Set task. Repeat the lines of the data that follow, please, starting at the first and stopping after the one with "14.58, 14.58, 14.65, 15.00, 15.35, 15.62, 15.81, 16.04, 16.12];".

## Start

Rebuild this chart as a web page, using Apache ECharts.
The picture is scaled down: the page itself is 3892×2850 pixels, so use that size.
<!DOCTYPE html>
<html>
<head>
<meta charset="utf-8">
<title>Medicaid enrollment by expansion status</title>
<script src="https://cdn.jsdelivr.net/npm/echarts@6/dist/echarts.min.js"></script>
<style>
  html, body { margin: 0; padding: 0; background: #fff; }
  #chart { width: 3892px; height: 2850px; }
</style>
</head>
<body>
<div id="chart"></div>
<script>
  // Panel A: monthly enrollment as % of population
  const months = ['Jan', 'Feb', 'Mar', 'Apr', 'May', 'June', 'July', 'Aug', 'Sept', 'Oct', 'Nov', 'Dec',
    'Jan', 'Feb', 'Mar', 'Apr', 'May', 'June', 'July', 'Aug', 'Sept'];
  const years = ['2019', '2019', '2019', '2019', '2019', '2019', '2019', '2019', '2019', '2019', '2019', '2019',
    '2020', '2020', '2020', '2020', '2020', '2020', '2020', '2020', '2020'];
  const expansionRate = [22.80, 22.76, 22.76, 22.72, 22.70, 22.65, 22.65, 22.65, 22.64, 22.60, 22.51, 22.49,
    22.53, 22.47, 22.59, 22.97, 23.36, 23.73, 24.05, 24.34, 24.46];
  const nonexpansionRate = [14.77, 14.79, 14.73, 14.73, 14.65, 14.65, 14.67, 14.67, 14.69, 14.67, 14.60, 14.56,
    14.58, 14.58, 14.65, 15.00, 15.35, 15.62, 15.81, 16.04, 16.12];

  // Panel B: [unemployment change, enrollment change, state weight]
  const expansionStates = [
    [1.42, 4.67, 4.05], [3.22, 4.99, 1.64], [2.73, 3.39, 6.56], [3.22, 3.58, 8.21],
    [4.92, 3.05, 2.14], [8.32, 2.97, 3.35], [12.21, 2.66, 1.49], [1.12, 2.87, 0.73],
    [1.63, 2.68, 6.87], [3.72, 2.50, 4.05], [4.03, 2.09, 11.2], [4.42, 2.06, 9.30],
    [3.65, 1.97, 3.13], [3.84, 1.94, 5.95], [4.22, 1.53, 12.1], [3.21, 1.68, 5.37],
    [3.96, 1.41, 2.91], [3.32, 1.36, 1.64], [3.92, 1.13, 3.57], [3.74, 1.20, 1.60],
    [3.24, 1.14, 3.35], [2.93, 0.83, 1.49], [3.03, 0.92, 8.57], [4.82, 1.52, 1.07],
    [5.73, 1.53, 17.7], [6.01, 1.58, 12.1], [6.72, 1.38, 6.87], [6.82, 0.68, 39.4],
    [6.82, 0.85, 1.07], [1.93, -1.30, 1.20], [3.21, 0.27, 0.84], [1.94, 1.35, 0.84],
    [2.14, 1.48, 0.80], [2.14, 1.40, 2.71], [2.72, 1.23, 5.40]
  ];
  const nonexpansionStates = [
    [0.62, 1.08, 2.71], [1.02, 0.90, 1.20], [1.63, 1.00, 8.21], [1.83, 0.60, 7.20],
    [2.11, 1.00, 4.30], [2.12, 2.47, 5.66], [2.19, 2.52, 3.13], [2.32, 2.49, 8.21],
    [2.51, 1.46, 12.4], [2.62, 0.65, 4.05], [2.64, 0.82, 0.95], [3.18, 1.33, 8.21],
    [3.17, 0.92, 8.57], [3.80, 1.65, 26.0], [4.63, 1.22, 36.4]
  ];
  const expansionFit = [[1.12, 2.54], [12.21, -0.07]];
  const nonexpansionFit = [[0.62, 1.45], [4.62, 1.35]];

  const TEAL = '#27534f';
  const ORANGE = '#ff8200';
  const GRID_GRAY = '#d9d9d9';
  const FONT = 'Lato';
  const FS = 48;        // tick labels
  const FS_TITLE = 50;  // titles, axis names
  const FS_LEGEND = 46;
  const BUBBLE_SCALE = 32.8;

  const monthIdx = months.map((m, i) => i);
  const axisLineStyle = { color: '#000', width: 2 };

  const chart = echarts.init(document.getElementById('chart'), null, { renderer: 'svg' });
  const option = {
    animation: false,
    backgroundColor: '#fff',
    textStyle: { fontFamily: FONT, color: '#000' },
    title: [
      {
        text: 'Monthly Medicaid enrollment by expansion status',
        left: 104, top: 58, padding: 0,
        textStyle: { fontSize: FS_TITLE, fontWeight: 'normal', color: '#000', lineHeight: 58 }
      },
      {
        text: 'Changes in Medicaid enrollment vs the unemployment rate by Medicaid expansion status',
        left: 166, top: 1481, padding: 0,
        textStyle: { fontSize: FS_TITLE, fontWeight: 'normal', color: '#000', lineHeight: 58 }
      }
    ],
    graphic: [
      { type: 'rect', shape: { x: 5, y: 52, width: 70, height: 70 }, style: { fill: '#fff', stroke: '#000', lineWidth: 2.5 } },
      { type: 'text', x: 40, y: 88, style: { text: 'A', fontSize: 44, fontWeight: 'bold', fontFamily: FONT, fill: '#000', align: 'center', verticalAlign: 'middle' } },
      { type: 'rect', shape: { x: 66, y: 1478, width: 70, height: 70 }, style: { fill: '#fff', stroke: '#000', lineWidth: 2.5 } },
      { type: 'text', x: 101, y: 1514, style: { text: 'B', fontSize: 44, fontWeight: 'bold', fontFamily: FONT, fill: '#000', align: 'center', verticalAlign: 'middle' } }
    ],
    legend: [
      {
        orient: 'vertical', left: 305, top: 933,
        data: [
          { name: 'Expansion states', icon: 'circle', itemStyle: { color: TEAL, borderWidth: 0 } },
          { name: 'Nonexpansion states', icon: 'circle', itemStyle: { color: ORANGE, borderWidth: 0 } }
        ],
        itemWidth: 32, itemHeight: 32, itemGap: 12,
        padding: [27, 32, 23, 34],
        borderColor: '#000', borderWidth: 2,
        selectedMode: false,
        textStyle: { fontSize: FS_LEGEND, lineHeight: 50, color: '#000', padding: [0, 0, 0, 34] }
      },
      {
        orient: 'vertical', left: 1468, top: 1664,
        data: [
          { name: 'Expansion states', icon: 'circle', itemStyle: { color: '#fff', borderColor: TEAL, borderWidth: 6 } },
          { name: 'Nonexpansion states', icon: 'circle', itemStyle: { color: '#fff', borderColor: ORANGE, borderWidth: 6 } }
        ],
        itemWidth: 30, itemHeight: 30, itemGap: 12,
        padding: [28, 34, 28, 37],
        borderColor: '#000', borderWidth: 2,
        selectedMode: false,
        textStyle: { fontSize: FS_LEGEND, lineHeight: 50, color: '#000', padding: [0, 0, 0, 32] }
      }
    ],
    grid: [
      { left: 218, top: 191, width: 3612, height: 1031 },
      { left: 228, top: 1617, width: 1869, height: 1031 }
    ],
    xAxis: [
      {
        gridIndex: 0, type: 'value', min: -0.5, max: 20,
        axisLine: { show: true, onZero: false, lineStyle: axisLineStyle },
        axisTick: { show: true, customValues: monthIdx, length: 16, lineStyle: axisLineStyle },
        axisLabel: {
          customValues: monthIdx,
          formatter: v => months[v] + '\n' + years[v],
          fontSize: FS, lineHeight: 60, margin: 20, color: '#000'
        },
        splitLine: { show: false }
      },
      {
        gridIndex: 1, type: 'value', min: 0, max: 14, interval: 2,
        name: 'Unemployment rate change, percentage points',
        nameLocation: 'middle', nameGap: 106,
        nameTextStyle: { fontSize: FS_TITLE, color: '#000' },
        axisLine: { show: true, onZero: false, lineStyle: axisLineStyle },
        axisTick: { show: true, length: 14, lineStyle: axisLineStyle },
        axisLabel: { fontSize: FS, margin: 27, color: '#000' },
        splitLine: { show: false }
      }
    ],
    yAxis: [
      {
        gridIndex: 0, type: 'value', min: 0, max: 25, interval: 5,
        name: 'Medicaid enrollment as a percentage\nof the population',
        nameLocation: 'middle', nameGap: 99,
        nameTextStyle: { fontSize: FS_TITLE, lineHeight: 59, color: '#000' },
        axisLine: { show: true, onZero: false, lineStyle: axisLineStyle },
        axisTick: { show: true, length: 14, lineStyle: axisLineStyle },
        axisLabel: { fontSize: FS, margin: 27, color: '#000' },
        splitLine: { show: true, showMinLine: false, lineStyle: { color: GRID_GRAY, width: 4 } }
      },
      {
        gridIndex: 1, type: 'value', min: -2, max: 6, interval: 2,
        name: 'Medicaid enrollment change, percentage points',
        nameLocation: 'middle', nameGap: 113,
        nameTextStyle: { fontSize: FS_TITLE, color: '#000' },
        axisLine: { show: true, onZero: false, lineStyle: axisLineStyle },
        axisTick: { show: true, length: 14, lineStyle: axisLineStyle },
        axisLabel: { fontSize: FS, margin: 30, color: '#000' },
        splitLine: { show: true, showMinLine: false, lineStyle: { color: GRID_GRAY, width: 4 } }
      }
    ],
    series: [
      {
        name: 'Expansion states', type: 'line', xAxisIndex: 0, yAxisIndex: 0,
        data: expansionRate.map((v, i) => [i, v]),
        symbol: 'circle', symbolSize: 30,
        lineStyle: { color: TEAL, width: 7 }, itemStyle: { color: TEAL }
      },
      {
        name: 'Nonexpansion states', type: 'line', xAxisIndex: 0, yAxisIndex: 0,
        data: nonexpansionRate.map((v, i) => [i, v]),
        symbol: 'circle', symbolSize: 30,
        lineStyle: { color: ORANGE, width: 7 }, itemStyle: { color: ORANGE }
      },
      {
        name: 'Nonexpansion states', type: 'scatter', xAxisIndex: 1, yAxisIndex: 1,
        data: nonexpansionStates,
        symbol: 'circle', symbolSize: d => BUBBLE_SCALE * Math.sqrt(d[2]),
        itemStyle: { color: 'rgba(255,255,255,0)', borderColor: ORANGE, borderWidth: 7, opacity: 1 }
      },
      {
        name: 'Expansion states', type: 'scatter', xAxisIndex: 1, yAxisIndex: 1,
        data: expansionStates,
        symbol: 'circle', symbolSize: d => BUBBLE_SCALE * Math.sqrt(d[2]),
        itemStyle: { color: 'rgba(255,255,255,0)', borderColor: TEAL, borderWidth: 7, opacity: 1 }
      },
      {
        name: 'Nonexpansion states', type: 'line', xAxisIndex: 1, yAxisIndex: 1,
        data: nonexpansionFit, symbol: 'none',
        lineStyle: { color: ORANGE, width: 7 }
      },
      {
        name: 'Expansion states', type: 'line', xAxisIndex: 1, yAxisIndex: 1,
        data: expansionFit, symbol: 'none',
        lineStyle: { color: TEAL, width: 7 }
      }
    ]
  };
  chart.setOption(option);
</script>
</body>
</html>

## End

Written solution.
Rebuild this chart as a web page, using Apache ECharts.
The picture is scaled down: the page itself is 3892×2850 pixels, so use that size.
<!DOCTYPE html>
<html>
<head>
<meta charset="utf-8">
<title>Medicaid enrollment by expansion status</title>
<script src="https://cdn.jsdelivr.net/npm/echarts@6/dist/echarts.min.js"></script>
<style>
  html, body { margin: 0; padding: 0; background: #fff; }
  #chart { width: 3892px; height: 2850px; }
</style>
</head>
<body>
<div id="chart"></div>
<script>
  // Panel A: monthly enrollment as % of population
  const months = ['Jan', 'Feb', 'Mar', 'Apr', 'May', 'June', 'July', 'Aug', 'Sept', 'Oct', 'Nov', 'Dec',
    'Jan', 'Feb', 'Mar', 'Apr', 'May', 'June', 'July', 'Aug', 'Sept'];
  const years = ['2019', '2019', '2019', '2019', '2019', '2019', '2019', '2019', '2019', '2019', '2019', '2019',
    '2020', '2020', '2020', '2020', '2020', '2020', '2020', '2020', '2020'];
  const expansionRate = [22.80, 22.76, 22.76, 22.72, 22.70, 22.65, 22.65, 22.65, 22.64, 22.60, 22.51, 22.49,
    22.53, 22.47, 22.59, 22.97, 23.36, 23.73, 24.05, 24.34, 24.46];
  const nonexpansionRate = [14.77, 14.79, 14.73, 14.73, 14.65, 14.65, 14.67, 14.67, 14.69, 14.67, 14.60, 14.56,
    14.58, 14.58, 14.65, 15.00, 15.35, 15.62, 15.81, 16.04, 16.12];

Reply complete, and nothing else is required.